A jetpack that might one day be able to take 30-minute jaunts across the sky got its public debut today. New Zealand company Martin Jetpack unveiled the device at the Experimental Aircraft Association's AirVenture show in Oshkosh, Wisconsin.

Applications for the pack might include some activities where a small aerial vehicle might be useful, like search-and-rescue operations and firefighting. But in the end, inventor Glenn Martin says, "people will use it for fun, as a jetski or snowmobile for the sky". At a target price of $100,000, it will be for thrill-seekers with deep pockets.

Martin has been working on the pack for 27 years, he says. But he has kept its development a secret until recently.

While the pack is powerful, it is unlikely you'll be able to barrel headfirst across the sky, Superman-style. The 113-kilogram pack is designed to lift a pilot vertically, although the company expects pitching the pack slightly could enable it to move horizontally at more than 97 kilometres per hour (60 miles per hour), the limit for experimental ultra-light craft.
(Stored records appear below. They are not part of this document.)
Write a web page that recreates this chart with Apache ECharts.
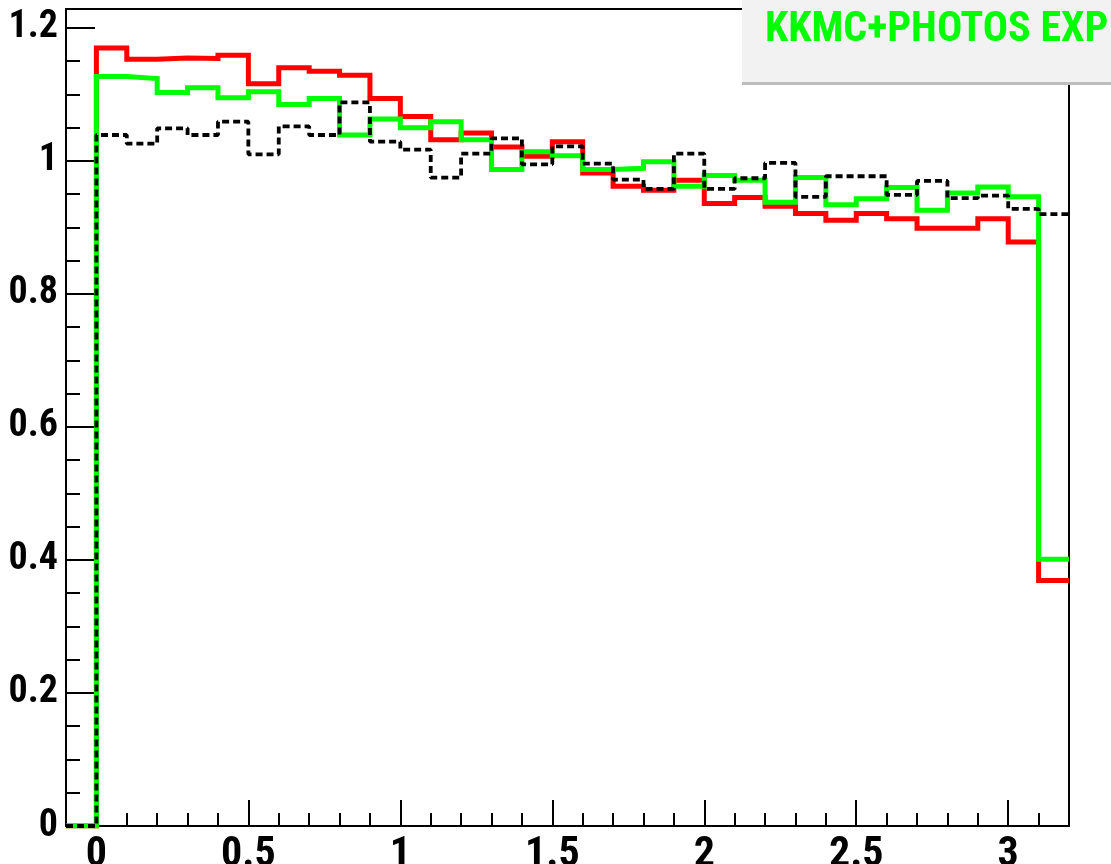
<!DOCTYPE html>
<html>
<head>
<meta charset="utf-8">
<script src="https://cdn.jsdelivr.net/npm/echarts@6/dist/echarts.min.js"></script>
<style>
  html, body { margin: 0; padding: 0; background: #fff; }
  #chart { width: 1111px; height: 864px; }
</style>
</head>
<body>
<div id="chart"></div>
<script>
// Histogram bin edges (34 edges -> 33 bins)
const binEdges = [-0.1, 0.0, 0.1, 0.2, 0.3, 0.4, 0.5, 0.6, 0.7, 0.8, 0.9, 1.0, 1.1, 1.2, 1.3, 1.4, 1.5, 1.6,
  1.7, 1.8, 1.9, 2.0, 2.1, 2.2, 2.3, 2.4, 2.5, 2.6, 2.7, 2.8, 2.9, 3.0, 3.1, 3.2];

const redValues = [0, 1.170, 1.153, 1.155, 1.154, 1.159, 1.116, 1.140, 1.135, 1.129, 1.094, 1.067, 1.032,
  1.042, 1.021, 1.007, 1.029, 0.982, 0.962, 0.956, 0.971, 0.936, 0.945, 0.932, 0.921, 0.911, 0.921,
  0.913, 0.899, 0.899, 0.913, 0.878, 0.369];

const greenValues = [0, 1.127, 1.124, 1.103, 1.110, 1.095, 1.104, 1.085, 1.094, 1.039, 1.063, 1.050, 1.059,
  1.032, 0.987, 1.014, 1.008, 0.987, 0.989, 0.999, 0.962, 0.978, 0.971, 0.938, 0.975, 0.934, 0.943,
  0.960, 0.926, 0.952, 0.961, 0.946, 0.401];

const blackValues = [0, 1.039, 1.026, 1.049, 1.039, 1.059, 1.010, 1.052, 1.039, 1.088, 1.029, 1.017, 0.975,
  1.011, 1.034, 0.995, 1.022, 0.996, 0.972, 0.958, 1.011, 0.958, 0.974, 0.997, 0.946, 0.977, 0.977,
  0.949, 0.970, 0.944, 0.948, 0.928, 0.920];

const xMajorTicks = [0, 0.5, 1, 1.5, 2, 2.5, 3];
const xMinorTicks = [0.1, 0.2, 0.3, 0.4, 0.6, 0.7, 0.8, 0.9, 1.1, 1.2, 1.3, 1.4, 1.6, 1.7, 1.8, 1.9,
  2.1, 2.2, 2.3, 2.4, 2.6, 2.7, 2.8, 2.9, 3.1];
const yMajorTicks = [0, 0.2, 0.4, 0.6, 0.8, 1, 1.2];
const yMinorTicks = [0.05, 0.1, 0.15, 0.25, 0.3, 0.35, 0.45, 0.5, 0.55, 0.65, 0.7, 0.75, 0.85, 0.9, 0.95,
  1.05, 1.1, 1.15];

const legendText = 'KKMC+PHOTOS EXP';

const X_MIN = -0.1, X_MAX = 3.2, Y_MIN = 0, Y_MAX = 1.2285;
const FONT = '"Roboto Condensed", "Liberation Sans", Arial, sans-serif';

function histData(values) {
  return binEdges.map((e, i) => [e, values[Math.min(i, values.length - 1)]]);
}

const chart = echarts.init(document.getElementById('chart'), null, { renderer: 'canvas' });

const baseAxisX = {
  type: 'value', min: X_MIN, max: X_MAX, gridIndex: 0, position: 'bottom', offset: 0,
  splitLine: { show: false }, minorTick: { show: false }
};
const baseAxisY = {
  type: 'value', min: Y_MIN, max: Y_MAX, gridIndex: 0, position: 'left', offset: 0,
  splitLine: { show: false }, minorTick: { show: false }
};

const option = {
  animation: false,
  backgroundColor: '#ffffff',
  grid: {
    left: 66, top: 9, right: 42, bottom: 38,
    containLabel: false, outerBoundsMode: 'none',
    show: true, borderColor: '#000', borderWidth: 2, backgroundColor: 'transparent'
  },
  xAxis: [
    Object.assign({}, baseAxisX, {
      axisLine: { show: true, onZero: false, lineStyle: { color: '#000', width: 2 } },
      axisTick: { show: true, inside: true, length: 26, customValues: xMajorTicks, lineStyle: { color: '#000', width: 2 } },
      axisLabel: {
        show: true, customValues: xMajorTicks, margin: 8, color: '#000',
        fontFamily: FONT, fontWeight: 'bold', fontSize: 42,
        formatter: v => String(v)
      }
    }),
    Object.assign({}, baseAxisX, {
      axisLine: { show: false, onZero: false },
      axisTick: { show: true, inside: true, length: 13, customValues: xMinorTicks, lineStyle: { color: '#000', width: 2 } },
      axisLabel: { show: false }
    })
  ],
  yAxis: [
    Object.assign({}, baseAxisY, {
      axisLine: { show: true, onZero: false, lineStyle: { color: '#000', width: 2 } },
      axisTick: { show: true, inside: true, length: 29, customValues: yMajorTicks, lineStyle: { color: '#000', width: 2 } },
      axisLabel: {
        show: true, customValues: yMajorTicks, margin: 8, color: '#000',
        fontFamily: FONT, fontWeight: 'bold', fontSize: 38,
        formatter: v => String(v)
      }
    }),
    Object.assign({}, baseAxisY, {
      axisLine: { show: false, onZero: false },
      axisTick: { show: true, inside: true, length: 14, customValues: yMinorTicks, lineStyle: { color: '#000', width: 2 } },
      axisLabel: { show: false }
    })
  ],
  series: [
    {
      name: 'red', type: 'line', step: 'end', xAxisIndex: 0, yAxisIndex: 0,
      data: histData(redValues), showSymbol: false, symbol: 'none', clip: true,
      lineStyle: { color: '#ff0000', width: 5, join: 'miter', cap: 'butt' }, z: 3
    },
    {
      name: 'green', type: 'line', step: 'end', xAxisIndex: 0, yAxisIndex: 0,
      data: histData(greenValues), showSymbol: false, symbol: 'none', clip: true,
      lineStyle: { color: '#00ff00', width: 5, join: 'miter', cap: 'butt' }, z: 4
    },
    {
      name: 'black', type: 'line', step: 'end', xAxisIndex: 0, yAxisIndex: 0,
      data: histData(blackValues), showSymbol: false, symbol: 'none', clip: true,
      lineStyle: { color: '#000000', width: 3.8, type: [7, 4], cap: 'butt' }, z: 5
    }
  ],
  graphic: [
    {
      type: 'rect', z: 100, silent: true,
      shape: { x: 742, y: 82, width: 369, height: 3 },
      style: { fill: '#bdbdbd' }
    },
    {
      type: 'rect', z: 101, silent: true,
      shape: { x: 742, y: -2, width: 371, height: 84 },
      style: { fill: '#f2f2f2' }
    },
    {
      type: 'text', z: 102, silent: true,
      style: {
        x: 765, y: 30, text: legendText, fill: '#00ff00',
        font: 'bold 42px ' + FONT, verticalAlign: 'middle', align: 'left'
      }
    }
  ]
};

chart.setOption(option);
</script>
</body>
</html>
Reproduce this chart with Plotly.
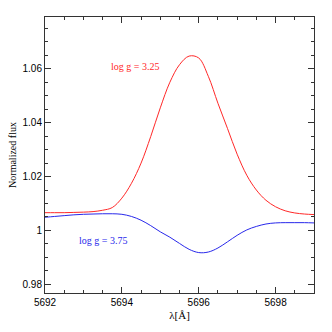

Today's demonstration drew a large crowd. Many were hoping that Martin's 16-year-old son, Harrison, who piloted the pack, would be performing figure-eights. But for the safety of onlookers, two men held the pack down; it lifted off vertically and only cleared the ground by several feet (see video).

The craft sounds much like a high-powered lawnmower, and it created enough wind to blast sand on the concrete ground at nearby onlooker's feet and cameras.



'Jetpack' may not be the most accurate term for Martin's device. The pack is actually run by a water-cooled, piston engine, similar to a car. This drives the large downward-facing fans on either side of the pilot. Flaps at the bottom of the fans are used to direct air and steer the pack.

So far, the company has performed most of its tests 1.8 metres (6 feet) above the ground, but Martin says tests at 152 metres (500 feet) might be six months away.

The jetpack also contains safety features. The pack has a ballistic parachute which can be deployed only 30 metres (100 feet) above the ground. The undercarriage of the craft also has shock absorbers.

Jetpacks haven't been known for their safety; pilots have broken their backs flying them. But Martin has enough faith in his pack that his wife and one of his sons have tested the vehicle. Harrison says he has only crashed the pack once, when he went head-over-heels in an earlier prototype.